Smart devices to get security tune-up
By Mark Ward
Technology correspondent, BBC News
- 23 September 2015
- From the section Technology
Hi-tech firms are banding together to make sure "internet of things" smart devices are safe to use.
More than 30 firms, including BT, Intel, and Vodafone, are creating an industry body to vet internet-connected devices for vulnerabilities and flaws.
It will encourage firms making smart gadgets to think about security as the hardware is being developed.
Consumers could be at risk unless the industry gets better at securing hardware, say experts.
"We need to be careful because if we are not, then we could be sleepwalking into some big problems," said John Moor, from the NMI industry group that represents UK chip makers and has helped launch the forum.
Smart and safe
The internet of things is the name given to the growing trend of adding sensors and communications to household objects so they can help monitor a home and be managed remotely.
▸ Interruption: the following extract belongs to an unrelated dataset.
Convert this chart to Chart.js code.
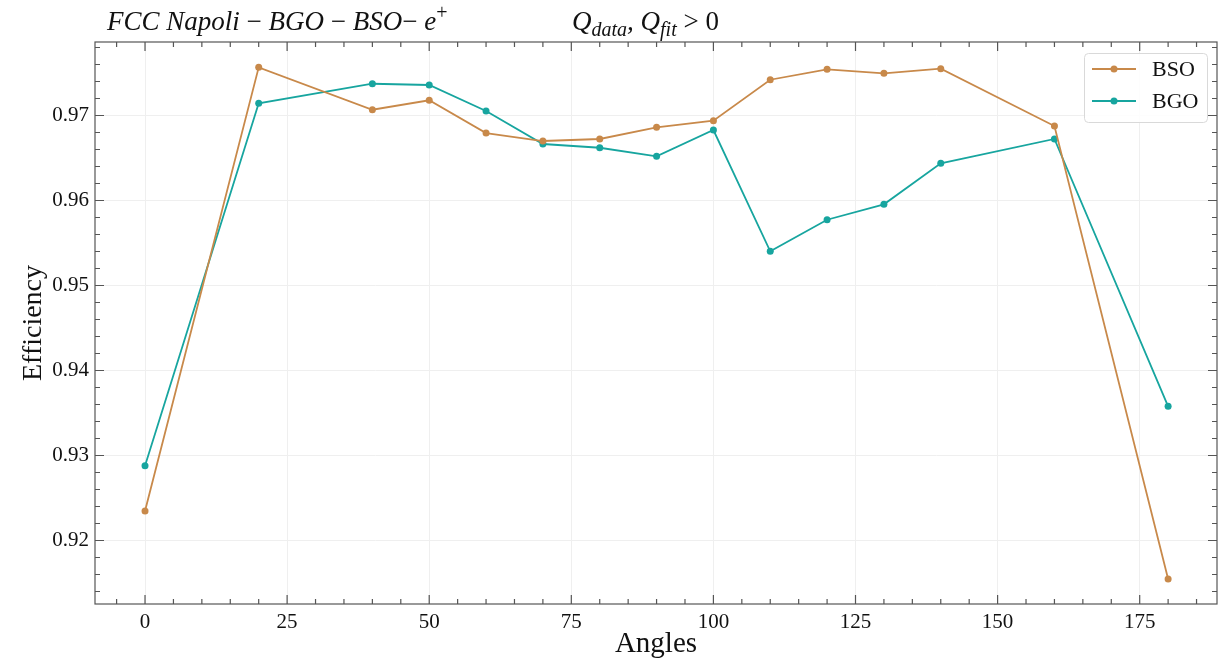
<!DOCTYPE html>
<html>
<head>
<meta charset="utf-8">
<script src="https://cdn.jsdelivr.net/npm/chart.js@4.4.1/dist/chart.umd.min.js"></script>
<style>
  html, body { margin: 0; padding: 0; background: #fff; }
  #wrap { width: 1222px; height: 663px; }
</style>
</head>
<body>
<div id="wrap"><canvas id="effChart" width="1222" height="663"></canvas></div>
<script>
// data
const angles = [0, 20, 40, 50, 60, 70, 80, 90, 100, 110, 120, 130, 140, 160, 180];
const bsoEff = [0.92347, 0.97567, 0.97068, 0.97179, 0.96794, 0.96700, 0.96724, 0.96861,
                0.96939, 0.97421, 0.97544, 0.97496, 0.97551, 0.96876, 0.91547];
const bgoEff = [0.92880, 0.97144, 0.97374, 0.97359, 0.97053, 0.96665, 0.96621, 0.96520,
                0.96829, 0.95402, 0.95774, 0.95955, 0.96438, 0.96724, 0.93579];
const xTicks = [0, 25, 50, 75, 100, 125, 150, 175];
const yTicks = [0.92, 0.93, 0.94, 0.95, 0.96, 0.97];
const seriesNames = ['BSO', 'BGO'];

const SERIF = '"Liberation Serif", "DejaVu Serif", serif';
const BSO_COLOR = '#c8894a';
const BGO_COLOR = '#17a59f';
const AXIS_COLOR = '#555';

// inward ticks + full box like the matplotlib style
const boxTicks = {
  id: 'boxTicks',
  afterDraw(chart) {
    const { ctx, chartArea: a, scales: { x, y } } = chart;
    ctx.save();
    ctx.strokeStyle = AXIS_COLOR;
    ctx.lineWidth = 1.2;
    ctx.strokeRect(a.left, a.top, a.right - a.left, a.bottom - a.top);
    ctx.beginPath();
    for (let k = -2; k <= 38; k++) {
      const px = x.getPixelForValue(k * 5);
      if (px < a.left || px > a.right) continue;
      const len = k % 5 === 0 ? 9 : 5;
      ctx.moveTo(px, a.bottom); ctx.lineTo(px, a.bottom - len);
      ctx.moveTo(px, a.top); ctx.lineTo(px, a.top + len);
    }
    for (let k = 455; k <= 490; k++) {
      const py = y.getPixelForValue(k * 0.002);
      if (py < a.top || py > a.bottom) continue;
      const len = k % 5 === 0 ? 9 : 5;
      ctx.moveTo(a.left, py); ctx.lineTo(a.left + len, py);
      ctx.moveTo(a.right, py); ctx.lineTo(a.right - len, py);
    }
    ctx.stroke();
    ctx.restore();
  }
};

// title line with sub/superscripts
const mathTitle = {
  id: 'mathTitle',
  afterDraw(chart) {
    const ctx = chart.ctx;
    ctx.save();
    ctx.fillStyle = '#111';
    ctx.textBaseline = 'alphabetic';
    const base = 30;
    let xx = 107;
    const put = (txt, style, size, dy) => {
      ctx.font = `${style} ${size}px ${SERIF}`;
      ctx.fillText(txt, xx, base + (dy || 0));
      xx += ctx.measureText(txt).width;
    };
    put('FCC Napoli ', 'italic', 27);
    put('\u2212 ', 'normal', 27);
    put('BGO ', 'italic', 27);
    put('\u2212 ', 'normal', 27);
    put('BSO', 'italic', 27);
    put('\u2212 ', 'normal', 27);
    put('e', 'italic', 27);
    put('+', 'normal', 20, -11);

    xx = 572;
    put('Q', 'italic', 27);
    put('data', 'italic', 20, 6);
    put(', ', 'italic', 27);
    put('Q', 'italic', 27);
    put('fit', 'italic', 20, 6);
    put(' > 0', 'normal', 27);
    ctx.restore();
  }
};

// legend box with line+marker samples
const lineLegend = {
  id: 'lineLegend',
  afterDraw(chart) {
    const ctx = chart.ctx;
    const bx = 1084, by = 53, bw = 123, bh = 69;
    ctx.save();
    ctx.fillStyle = 'rgba(255,255,255,0.85)';
    ctx.strokeStyle = '#d9d9d9';
    ctx.lineWidth = 1;
    ctx.beginPath();
    ctx.roundRect(bx + 0.5, by + 0.5, bw, bh, 4);
    ctx.fill(); ctx.stroke();
    chart.data.datasets.forEach((ds, i) => {
      const ly = 69 + i * 32;
      ctx.strokeStyle = ds.borderColor;
      ctx.lineWidth = 1.8;
      ctx.beginPath(); ctx.moveTo(1092, ly); ctx.lineTo(1136, ly); ctx.stroke();
      ctx.fillStyle = ds.backgroundColor;
      ctx.beginPath(); ctx.arc(1114, ly, 3.5, 0, Math.PI * 2); ctx.fill();
      ctx.fillStyle = '#111';
      ctx.font = `22px ${SERIF}`;
      ctx.textBaseline = 'middle';
      ctx.fillText(ds.label, 1152, ly + 1);
    });
    ctx.restore();
  }
};

const toPoints = vals => angles.map((a, i) => ({ x: a, y: vals[i] }));

new Chart(document.getElementById('effChart'), {
  type: 'line',
  data: {
    datasets: [
      { label: seriesNames[0], data: toPoints(bsoEff), borderColor: BSO_COLOR, backgroundColor: BSO_COLOR,
        borderWidth: 1.8, pointRadius: 3.5, pointHoverRadius: 3.5, pointBorderWidth: 0, tension: 0 },
      { label: seriesNames[1], data: toPoints(bgoEff), borderColor: BGO_COLOR, backgroundColor: BGO_COLOR,
        borderWidth: 1.8, pointRadius: 3.5, pointHoverRadius: 3.5, pointBorderWidth: 0, tension: 0 }
    ]
  },
  options: {
    responsive: false,
    animation: false,
    devicePixelRatio: 1,
    layout: { padding: { top: 42, right: 5, left: 0, bottom: 0 } },
    plugins: { legend: { display: false }, title: { display: false }, tooltip: { enabled: false } },
    scales: {
      x: {
        type: 'linear',
        min: -8.8, max: 188.6,
        afterBuildTicks: s => { s.ticks = xTicks.map(v => ({ value: v })); },
        afterFit: s => { s.height = 59; },
        grid: { color: '#efefef', lineWidth: 1, drawTicks: false },
        border: { display: false },
        ticks: { color: '#111', padding: 6, font: { family: SERIF, size: 21 }, maxRotation: 0,
                 callback: v => String(v) },
        title: { display: true, text: 'Angles', color: '#111', font: { family: SERIF, size: 29 },
                 padding: { top: 0, bottom: 1 } }
      },
      y: {
        type: 'linear',
        min: 0.91253, max: 0.97865,
        afterBuildTicks: s => { s.ticks = yTicks.map(v => ({ value: v })); },
        afterFit: s => { s.width = 95; },
        grid: { color: '#efefef', lineWidth: 1, drawTicks: false },
        border: { display: false },
        ticks: { color: '#111', padding: 6, font: { family: SERIF, size: 21 },
                 callback: v => v.toFixed(2) },
        title: { display: true, text: 'Efficiency', color: '#111', font: { family: SERIF, size: 28 },
                 padding: { top: 17, bottom: 0 } }
      }
    }
  },
  plugins: [boxTicks, mathTitle, lineLegend]
});
</script>
</body>
</html>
In addition, many formerly dumb machines used in manufacturing and industry are being hooked up to the net to help firms fine tune their business.
Before now, said Mr Moor, there had been a series of security lapses in which popular consumer devices such as baby monitors were found to be leaking data or were vulnerable to cyber-attacks.
The Internet of Things Security Foundation would address this problem by educating its members about ways to secure smart devices so they were much harder to hack, he said.
"We want to make it safe to connect," said Mr Moor. "That's what we are imploring our members to do."
Mr Moor said the forum was keen to work with other industry groups also trying to make smart stuff more secure.
Organisations such as the BuildItSecure.ly, I Am The Cavalry and the Online Trust Alliance's IoT Trust Framework are all working to educate hardware makers about security and harden devices against attack.
Without greater effort to secure the emerging net of things, consumers and businesses would be put off adopting devices and services that could make their lives easier, said Mr Moor.
"It's a bit like the aviation industry – when it began, it had to reassure people it was safe to fly," he said.
"We have to do the same and help people realise it is safe to connect."